On 05/15/2018 02:14 AM, Mirimir wrote:
On 05/14/2018 06:05 PM, Marina Brown wrote:
On 05/14/2018 07:49 PM, Mirimir wrote:
On 05/14/2018 06:48 AM, grarpamp wrote:
https://efail.de/
https://lists.gnupg.org/pipermail/gnupg-users/2018-May/060315.html
https://efail.de/efail-attack-paper.pdf
https://twitter.com/matthew_d_green/status/995989254143606789
https://news.ycombinator.com/item?id=17064129
https://www.eff.org/deeplinks/2018/05/attention-pgp-users-new-vulnerabilities-require-you-take-action-now

https://arstechnica.com/information-technology/2018/05/critical-pgp-and-smime-bugs-can-reveal-encrypted-e-mails-uninstall-now/



The EFAIL attacks break PGP and S/MIME email encryption by coercing
clients into sending the full plaintext of the emails to the attacker.
In a nutshell, EFAIL abuses active content of HTML emails, for example
externally loaded images or styles, to exfiltrate plaintext through
requested URLs. To create these exfiltration channels, the attacker
first needs access to the encrypted emails, for example, by
eavesdropping on network traffic, compromising email accounts, email
servers, backup systems or client computers. The emails could even
have been collected years ago.

Thanks. That's the clearest explanation I've seen.

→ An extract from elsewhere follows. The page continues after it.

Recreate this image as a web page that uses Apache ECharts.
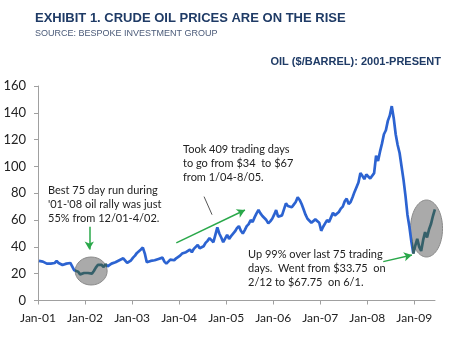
<!DOCTYPE html>
<html>
<head>
<meta charset="utf-8">
<script src="https://cdn.jsdelivr.net/npm/echarts@6/dist/echarts.min.js"></script>
<style>
  html, body { margin: 0; padding: 0; background: #fff; }
  #chart { width: 450px; height: 350px; }
</style>
</head>
<body>
<div id="chart"></div>
<script>
// tick labels
const xLabels = ['Jan-01', 'Jan-02', 'Jan-03', 'Jan-04', 'Jan-05', 'Jan-06', 'Jan-07', 'Jan-08', 'Jan-09'];

// oil price, $/barrel, two readings per month
const p2001 = [29.5, 30.5, 29.0, 28.5, 27.5, 26.5, 27.5, 28.5, 28.0, 29.5, 28.0, 27.0, 26.5, 27.0, 27.5, 26.5, 28.0, 27.0, 22.5, 22.0, 21.5, 19.5, 19.0, 20.5];
const p2002 = [19.5, 20.5, 21.0, 20.0, 22.0, 24.5, 26.5, 27.5, 26.5, 25.0, 27.0, 25.5, 26.0, 27.5, 27.0, 28.5, 29.0, 30.0, 30.5, 31.5, 31.0, 28.0, 27.5, 30.0];
const p2003 = [32.0, 33.5, 35.5, 36.5, 38.0, 39.5, 35.0, 28.5, 28.0, 29.5, 28.5, 30.0, 30.5, 31.0, 31.5, 32.0, 29.0, 27.5, 28.5, 30.5, 31.0, 30.0, 31.5, 32.5];
const p2004 = [33.5, 35.0, 34.5, 36.0, 36.5, 38.0, 36.0, 38.5, 40.0, 41.5, 39.0, 38.5, 40.5, 43.0, 44.5, 46.5, 45.0, 43.5, 49.0, 54.5, 50.0, 47.0, 43.5, 43.0];
const p2005 = [49.0, 46.0, 48.0, 47.5, 51.5, 54.0, 55.5, 52.0, 50.0, 52.5, 55.5, 57.0, 60.0, 58.5, 62.0, 65.0, 67.5, 65.0, 63.0, 61.5, 60.0, 57.5, 59.0, 61.0];
const p2006 = [64.0, 67.5, 62.5, 61.5, 63.5, 68.0, 72.5, 70.5, 71.5, 69.5, 71.5, 73.5, 77.0, 75.0, 72.0, 68.0, 64.0, 61.0, 60.0, 58.0, 58.5, 60.5, 61.5, 58.0];
const p2007 = [52.0, 55.0, 57.5, 60.0, 58.5, 62.0, 65.5, 63.5, 64.5, 66.0, 68.5, 70.0, 74.0, 76.0, 72.0, 73.5, 77.0, 81.0, 82.0, 88.0, 95.0, 93.0, 90.5, 94.0];
const p2008 = [95.0, 91.0, 92.0, 95.0, 108.0, 104.0, 111.0, 117.0, 124.0, 127.0, 134.0, 138.0, 145.0, 136.0, 124.0, 116.0, 110.0, 100.0, 90.0, 78.0, 64.0, 55.0, 44.0, 35.0];
const p2009 = [41.0, 46.0, 40.0, 37.0, 45.0, 51.0, 47.0, 53.0, 57.0, 63.0, 68.0];

const pricesByYear = [p2001, p2002, p2003, p2004, p2005, p2006, p2007, p2008, p2009];

// x = years since Jan-01
const points = [];
pricesByYear.forEach((arr, k) => {
  arr.forEach((v, i) => points.push([k + (i + 0.5) / 24, v]));
});

const BLUE = '#2c63d1';
const DARK = '#35606a';
const GREEN = '#2aa84a';
const NOTE_FONT = 'Lato';

// annotation arrows in data space
const arrowLines = [
  [{ coord: [1.09, 55], symbol: 'none' }, { coord: [1.09, 38], symbol: 'arrow' }],
  [{ coord: [2.94, 43], symbol: 'none' }, { coord: [4.40, 67.5], symbol: 'arrow' }],
  [{ coord: [7.34, 29], symbol: 'none' }, { coord: [7.95, 34], symbol: 'arrow' }],
  [{ coord: [3.53, 77.5], symbol: 'none', lineStyle: { color: '#555', width: 1 } }, { coord: [3.70, 64], symbol: 'none' }]
];

const chart = echarts.init(document.getElementById('chart'));

chart.setOption({
  animation: false,
  grid: { left: 38, right: 15, top: 86, bottom: 49.5 },
  xAxis: {
    type: 'value',
    min: 0,
    max: 8.44,
    interval: 1,
    splitLine: { show: false },
    axisLine: { lineStyle: { color: '#a0a0a0' } },
    axisTick: { length: 4, customValues: [0, 1, 2, 3, 4, 5, 6, 7, 8], lineStyle: { color: '#a0a0a0' } },
    axisLabel: {
      customValues: [0, 1, 2, 3, 4, 5, 6, 7, 8],
      formatter: v => xLabels[Math.round(v)],
      color: '#222',
      fontFamily: NOTE_FONT,
      fontSize: 12,
      margin: 12
    }
  },
  yAxis: {
    type: 'value',
    min: 0,
    max: 160,
    interval: 20,
    splitLine: { show: false },
    axisLine: { show: true, lineStyle: { color: '#a0a0a0' } },
    axisTick: { show: true, length: 4, lineStyle: { color: '#a0a0a0' } },
    axisLabel: { color: '#222', fontFamily: NOTE_FONT, fontSize: 13, margin: 12 }
  },
  visualMap: {
    type: 'piecewise',
    show: false,
    dimension: 0,
    seriesIndex: 0,
    pieces: [
      { lt: 0.79, color: BLUE },
      { gte: 0.79, lt: 1.46, color: DARK },
      { gte: 1.46, lt: 7.95, color: BLUE },
      { gte: 7.95, color: DARK }
    ]
  },
  series: [{
    type: 'line',
    data: points,
    showSymbol: false,
    lineStyle: { width: 2.7 },
    z: 3,
    markLine: {
      silent: true,
      symbolSize: [7, 8],
      label: { show: false },
      lineStyle: { color: GREEN, width: 1.5, type: 'solid' },
      data: arrowLines
    }
  }]
});

const px = p => chart.convertToPixel({ gridIndex: 0 }, p);

const ellipses = [
  { center: [1.13, 22], rx: 16, ry: 14 },
  { center: [8.26, 53.7], rx: 16, ry: 28.5 }
];

const notes = [
  { x: 48, y: 190, lines: ['Best 75 day run during', "'01-'08 oil rally was just", '55% from 12/01-4/02.'] },
  { x: 183, y: 149, lines: ['Took 409 trading days', 'to go from $34  to $67', 'from 1/04-8/05.'] },
  { x: 248, y: 254, lines: ['Up 99% over last 75 trading', 'days.  Went from $33.75  on', '2/12 to $67.75  on 6/1.'] }
];

const graphic = [];

ellipses.forEach(e => {
  const c = px(e.center);
  graphic.push({
    type: 'ellipse',
    z: 1,
    shape: { cx: c[0], cy: c[1], rx: e.rx, ry: e.ry },
    style: { fill: '#aaaaaa', stroke: '#8a8a8a', lineWidth: 1 }
  });
});

notes.forEach(n => {
  n.lines.forEach((t, i) => {
    graphic.push({
      type: 'text',
      x: n.x,
      y: n.y + i * 14,
      style: { text: t, fill: '#222', font: '11px ' + NOTE_FONT, textVerticalAlign: 'middle' }
    });
  });
});

graphic.push(
  {
    type: 'text', x: 35, y: 18,
    style: { text: 'EXHIBIT 1. CRUDE OIL PRICES ARE ON THE RISE', fill: '#1f3b66', font: 'bold 13px "Liberation Sans"', textVerticalAlign: 'middle' }
  },
  {
    type: 'text', x: 35, y: 34,
    style: { text: 'SOURCE: BESPOKE INVESTMENT GROUP', fill: '#4a5a78', font: '9px "Liberation Sans"', textVerticalAlign: 'middle' }
  },
  {
    type: 'text', x: 441, y: 62,
    style: { text: 'OIL ($/BARREL): 2001-PRESENT', fill: '#1f3b66', font: 'bold 11px "Liberation Sans"', textAlign: 'right', textVerticalAlign: 'middle' }
  }
);

chart.setOption({ graphic: graphic });
</script>
</body>
</html>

Remember the campaign against HTML email ? I do.
We were right.

--- Marina

Right, and its evil child, remote content.

I always disable HTML. And fetching of remote content.

And I have since the 90s. I got that from this list :)

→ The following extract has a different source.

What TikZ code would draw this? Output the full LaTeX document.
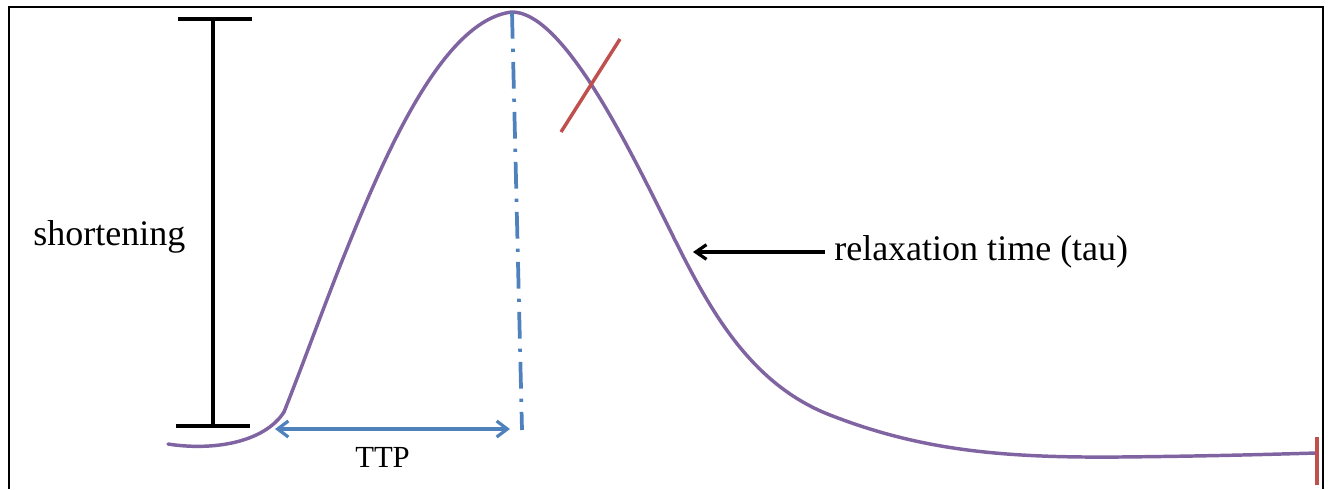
\documentclass[tikz,border=0pt]{standalone}
\usepackage{fontspec}
\setmainfont{Liberation Serif}
\usetikzlibrary{arrows.meta}
\definecolor{curvepurple}{RGB}{128,100,162}
\definecolor{ttpblue}{RGB}{79,129,189}
\definecolor{markred}{RGB}{192,80,77}
\tikzset{
  frameline/.style={line width=1.5pt, black},
  barline/.style={line width=2.8pt, black},
  signal/.style={line width=2.6pt, curvepurple, line join=round, line cap=round},
  ttparrow/.style={line width=2.6pt, ttpblue, {Straight Barb[length=8pt,width=12pt,line width=2.4pt]}-{Straight Barb[length=8pt,width=12pt,line width=2.4pt]}},
  peakline/.style={line width=2.8pt, ttpblue, dash pattern=on 20pt off 7.5pt on 2.5pt off 7.5pt},
  markline/.style={line width=2.6pt, markred},
  pointer/.style={line width=2.6pt, black, {Straight Barb[length=8pt,width=11pt,line width=2.4pt]}-},
  label/.style={inner sep=0pt, anchor=base west, font=\fontsize{27}{32}\selectfont},
  smalllabel/.style={inner sep=0pt, anchor=base west, font=\fontsize{23}{28}\selectfont}
}
\begin{document}
\begin{tikzpicture}[x=0.75pt, y=-0.75pt]
\useasboundingbox (0,0) rectangle (1330,489);
% frame (open at bottom)
\coordinate (fbl) at (9,489);
\coordinate (ftl) at (9,7);
\coordinate (ftr) at (1323,7);
\coordinate (fbr) at (1323,489);
\draw[frameline] (fbl) -- (ftl) -- (ftr) -- (fbr);

% shortening bar
\coordinate (btop) at (213,19);
\coordinate (bbot) at (213,426);
\coordinate (btl) at (178,19);
\coordinate (btr) at (252,19);
\coordinate (bbl) at (176,426);
\coordinate (bbr) at (250,426);
\draw[barline] (btop) -- (bbot);
\draw[barline] (btl) -- (btr);
\draw[barline] (bbl) -- (bbr);
\node[label] (short) at (33,245) {shortening};

% signal curve
\coordinate (cstart) at (168,444);
\coordinate (ckink) at (284,412);
\coordinate (peak) at (512,12);
\coordinate (cend) at (1317,453);
\draw[signal] (cstart) .. controls (212,451) and (264,443) .. (ckink);
\draw[signal] (ckink)
  .. controls (300,372) and (318,322) .. (340,266)
  .. controls (380,166) and (440,20) .. (peak)
  .. controls (560,12) and (620,130) .. (660,210)
  .. controls (700,290) and (740,380) .. (830,415)
  .. controls (920,450) and (1000,458) .. (1120,457)
  .. controls (1220,456) and (1280,454) .. (cend);

% peak dash-dot line
\coordinate (pbot) at (522,430);
\draw[peakline] (peak) -- (pbot);

% TTP arrow
\coordinate (tl) at (275,429);
\coordinate (tr) at (510,429);
\draw[ttparrow] (tl) -- (tr);
\node[smalllabel] (ttp) at (355,467) {TTP};

% red marks
\coordinate (sa) at (561,132);
\coordinate (sb) at (620,39);
\draw[markline] (sa) -- (sb);
\coordinate (ea) at (1317,437);
\coordinate (eb) at (1317,485);
\draw[markline] (ea) -- (eb);

% relaxation label and pointer
\node[label] (relax) at (834,260) {relaxation time (tau)};
\coordinate (ptip) at (693,252);
\coordinate (ptail) at (825,252);
\draw[pointer] (ptip) -- (ptail);
\end{tikzpicture}
\end{document}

It's funny that these exploits depend on both. And that some on HN put
it all on pgp/gpg, arguing that one can't expect users to know this
stuff. By default, Thunderbird does render HTML. But at least it doesn't
fetch remote content. So Thunderbird+Enigmail users should be safe.


Honestly i'm missing PINE and ELM right about now.